ViewerProxy Design

Contents

This section describes the viewerproxy control resolver, the special viewerproxy access via urls and the observer resolver.

The viewerproxy uses the Jetty HTTP server library to handle connections (this remains the case in NetarchiveSuite 5.2+ where the NAS GUI now uses Tomcat instead of Jetty). Each incoming URL is sent through a pipeline of "resolvers", each of which can either process the URL or pass it on to the next resolver. Each resolver must extend the abstract class CommandResolver. The executeCommand method must be overridden to handle requests, and should return true if the request was handled by this resolver. The resolver is responsible for calling response.setStatus to set the appropriate HTTP result code.

Incoming URLs are handled by the resolvers in the following order: Viewerproxy control resolver, GetDataResolver, NotifyingURIResolver.

Viewerproxy control resolver

The HTTPControllerServer class manages index setup and missing URL collection for the viewerproxy. It is mainly used through the QA web interface. It has the following commands:

start recording URIS (/startRecordingURIs)
stop recording URIS (/stopRecordingURIs)
clear collected URIS (/clearRecordedURIs)
get collected URIS (/getRecordedURIs)
change index (/changeIndex)
get status (/getStatus)

Special Access

Via URLs

The GetDataResolver class provides some special URLs in the viewerproxy that can be used for more direct access to the stored data. To use them, your browser must be set up to access the viewerproxy in the same way as when browsing harvested data. The general format of the commands are http://viewerproxy.invalid/<command>?arg1=value1&arg2=value2…

The commands are:

getFile - gets a whole file from the archive
arcFile=<filename> - name of the file (without pathnames)
getRecord - gets a single (W)ARC record from the archive
arcFile=<filename> - name of the file to look up a record in (without pathnames)
arcOffset=<offset> - offset into the file the record starts at
getMetadata - gets all metadata for a job from the archive
jobID=<id> - ID (numeric) of the job for which to fetch metadata

Via Command Line

Futhermore it is possible to make getFile and getRecord commands from the command line the following way:

usage: java dk.netarkivet.archive.tools.GetFile <filename> [destination-file]

This tool retrieves a file from the archive. If the destination-file is omitted, the file is stored with the same name. The bitarchive replica the file is retrieved from is chosen based on the setting settings.archive.common.useReplicaId.

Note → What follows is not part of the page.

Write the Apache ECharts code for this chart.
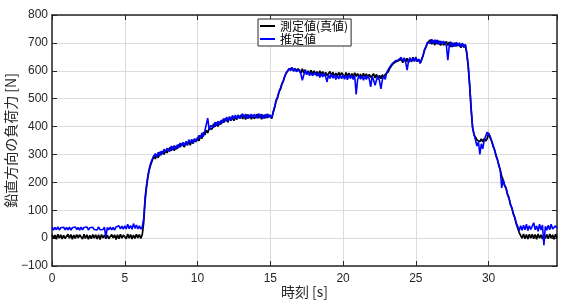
<!DOCTYPE html>
<html>
<head>
<meta charset="utf-8">
<script src="https://cdn.jsdelivr.net/npm/echarts@6/dist/echarts.min.js"></script>
<style>html,body{margin:0;padding:0;background:#fff;}#c{width:574px;height:306px;}</style>
</head>
<body>
<div id="c"></div>
<script>
// sample times: 0.0 .. 34.7 s, every 0.1 s
const sampleStart = 0;
const sampleStep = 0.1;

// 測定値(真値) [N], one row per second
const measured = [
  13,-2,11,-4,14,0,12,-3,10,-1,
  -2,14,0,13,-4,11,-1,13,1,12,
  11,-3,14,-1,12,-4,10,-2,13,0,
  12,-3,12,-5,13,1,11,-2,11,-2,
  -1,13,1,12,-5,12,-2,14,0,11,
  12,-2,15,0,13,-3,11,-1,14,1,
  13,-1,12,55,135,185,222,248,266,279,
  296,284,300,288,309,298,312,300,315,306,
  307,325,313,328,313,330,320,336,326,339,
  339,327,346,333,348,333,349,339,356,345,
  360,349,367,357,379,370,387,377,394,388,
  391,410,399,414,400,418,408,424,414,428,
  429,416,435,421,435,421,436,425,441,428,
  442,427,440,425,443,429,441,426,439,428,
  428,444,430,443,426,441,429,443,431,442,
  438,429,450,468,492,503,524,534,552,563,
  580,592,597,606,601,610,600,608,599,607,
  606,591,607,592,604,587,600,588,602,588,
  600,585,597,582,600,585,597,582,594,583,
  581,597,582,595,578,592,580,594,582,593,
  591,577,594,579,592,576,590,578,593,580,
  590,575,588,573,591,577,589,574,587,576,
  573,589,574,587,570,584,572,586,574,587,
  590,596,608,612,623,624,632,630,636,632,
  642,629,646,632,645,630,644,633,648,635,
  646,633,641,628,640,654,674,685,699,702,
  711,695,708,692,710,695,707,691,704,692,
  690,705,691,703,685,700,687,700,688,698,
  698,683,697,684,693,662,615,545,460,395,
  370,362,352,358,346,356,345,357,348,356,
  377,360,349,330,318,296,283,260,244,222,
  208,188,178,156,143,120,107,86,73,51,
  36,20,14,0,15,-2,13,-3,14,0,
  14,-2,13,-4,15,0,12,-3,14,-1,
  13,-2,15,0,12,-4,14,2
];

// 推定値 [N]
const estimated = [
  39,29,38,30,40,29,37,31,39,30,
  38,30,39,29,37,31,40,30,38,29,
  39,30,38,31,40,29,37,30,39,31,
  38,29,40,30,37,31,39,4,38,30,
  39,30,38,29,40,33,44,33,43,32,
  44,33,50,34,45,32,52,35,47,33,
  44,32,40,70,148,192,228,253,272,284,
  284,303,292,308,294,312,302,319,309,322,
  323,311,330,317,332,318,334,324,341,330,
  344,331,346,333,353,340,354,341,356,347,
  348,368,359,377,364,384,377,430,388,404,
  407,396,416,403,419,406,422,412,429,419,
  434,420,435,421,440,428,441,427,441,430,
  430,446,432,445,428,443,431,445,433,444,
  444,430,447,432,445,429,443,431,446,433,
  441,431,454,472,495,507,526,538,554,566,
  582,594,596,608,600,612,598,607,597,604,
  605,589,566,585,602,587,598,582,594,582,
  580,595,581,593,576,590,578,591,579,560,
  587,572,589,573,586,569,583,571,585,572,
  585,570,583,568,586,572,584,569,582,515,
  568,584,570,583,566,581,569,583,571,542,
  580,566,548,568,581,565,535,567,582,569,
  594,599,613,614,627,627,636,633,639,637,
  648,633,646,631,602,635,647,632,645,634,
  649,634,642,626,641,657,677,688,702,705,
  698,713,699,711,696,710,694,707,697,706,
  705,690,638,692,704,685,700,687,702,689,
  700,686,699,685,695,665,620,550,468,398,
  372,352,330,345,300,338,320,352,346,380,
  385,366,350,335,318,300,282,264,244,180,
  210,190,180,158,145,122,109,88,75,54,
  42,26,44,28,46,30,50,27,44,31,
  28,55,30,44,24,50,29,47,-25,42,
  28,46,30,50,33,30,44,35
];

const seriesNames = ['測定値(真値)', '推定値'];
const xTicks = {min: 0, max: 34.7, interval: 5};
const yTicks = {min: -100, max: 800, interval: 100};
const xName = '時刻 [s]';
const yName = '鉛直方向の負荷力 [N]';

function pairs(vals) {
  return vals.map((v, i) => [+(sampleStart + i * sampleStep).toFixed(1), v]);
}

const axisCol = '#262626';
const labelFont = 'Liberation Sans';
const cjkFont = '"Noto Sans CJK JP"';

const chart = echarts.init(document.getElementById('c'), null, {renderer: 'canvas'});
chart.setOption({
  animation: false,
  backgroundColor: '#fff',
  grid: {left: 52, right: 17, top: 15, bottom: 40, containLabel: false, outerBoundsMode: 'none'},
  legend: {
    show: true,
    orient: 'vertical',
    left: 258, top: 19,
    padding: [1, 3, 1, 2],
    itemGap: 1,
    itemWidth: 15, itemHeight: 2,
    icon: 'rect',
    backgroundColor: '#fff',
    borderColor: axisCol, borderWidth: 1,
    textStyle: {fontFamily: cjkFont, fontSize: 12, color: '#000'},
    data: seriesNames
  },
  xAxis: [{
    type: 'value', position: 'bottom',
    min: xTicks.min, max: xTicks.max, interval: xTicks.interval,
    name: xName, nameLocation: 'middle', nameGap: 19, nameMoveOverlap: false,
    nameTextStyle: {fontFamily: cjkFont, fontSize: 14, color: axisCol},
    axisLine: {show: true, onZero: false, lineStyle: {color: axisCol, width: 1.5}},
    axisTick: {show: true, inside: true, length: 5, lineStyle: {color: axisCol, width: 1}},
    axisLabel: {show: true, showMaxLabel: false, margin: 7, fontFamily: labelFont, fontSize: 12, color: axisCol},
    splitLine: {show: true, lineStyle: {color: '#dcdcdc', width: 1}}
  }, {
    type: 'value', position: 'top',
    min: xTicks.min, max: xTicks.max, interval: xTicks.interval,
    axisLine: {show: true, onZero: false, lineStyle: {color: axisCol, width: 1.5}},
    axisTick: {show: true, inside: true, length: 5, lineStyle: {color: axisCol, width: 1}},
    axisLabel: {show: false},
    splitLine: {show: false}
  }],
  yAxis: [{
    type: 'value', position: 'left',
    min: yTicks.min, max: yTicks.max, interval: yTicks.interval,
    name: yName, nameLocation: 'middle', nameGap: 34, nameRotate: 90, nameMoveOverlap: false,
    nameTextStyle: {fontFamily: cjkFont, fontSize: 14, color: axisCol},
    axisLine: {show: true, onZero: false, lineStyle: {color: axisCol, width: 1.5}},
    axisTick: {show: true, inside: true, length: 5, lineStyle: {color: axisCol, width: 1}},
    axisLabel: {show: true, margin: 4, fontFamily: labelFont, fontSize: 12, color: axisCol,
      formatter: v => (v < 0 ? '\u2212' + Math.abs(v) : String(v))},
    splitLine: {show: true, lineStyle: {color: '#dcdcdc', width: 1}}
  }, {
    type: 'value', position: 'right',
    min: yTicks.min, max: yTicks.max, interval: yTicks.interval,
    axisLine: {show: true, onZero: false, lineStyle: {color: axisCol, width: 1.5}},
    axisTick: {show: true, inside: true, length: 5, lineStyle: {color: axisCol, width: 1}},
    axisLabel: {show: false},
    splitLine: {show: false}
  }],
  series: [{
    name: seriesNames[0], type: 'line', xAxisIndex: 0, yAxisIndex: 0,
    data: pairs(measured), showSymbol: false, symbol: 'none',
    lineStyle: {color: '#000000', width: 1.7}, itemStyle: {color: '#000000'},
    z: 2
  }, {
    name: seriesNames[1], type: 'line', xAxisIndex: 0, yAxisIndex: 0,
    data: pairs(estimated), showSymbol: false, symbol: 'none',
    lineStyle: {color: '#0000ff', width: 1.6}, itemStyle: {color: '#0000ff'},
    z: 3
  }]
});
</script>
</body>
</html>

usage: java dk.netarkivet.archive.tools.GetRecord <indexdir> [uri]

This tool depends on the existence of a luceneindex, as generated by the index server. It will use this index to lookup the arcfile and offset to get a particular record from. It will then retrieve that record from the archive.

The bitarchive replica the file is retrieved from, is chosen based on the setting *settings.archive.common.useReplicaId. The result is printed to stdout.

Observer resolver

The NotifyingURIResolver class provides means for logging what users access through the viewerproxy. It never processes any URLs itself, merely allows a URIObserver to monitor the URLs. It is currently used to record URLs that are not handled by other resolvers.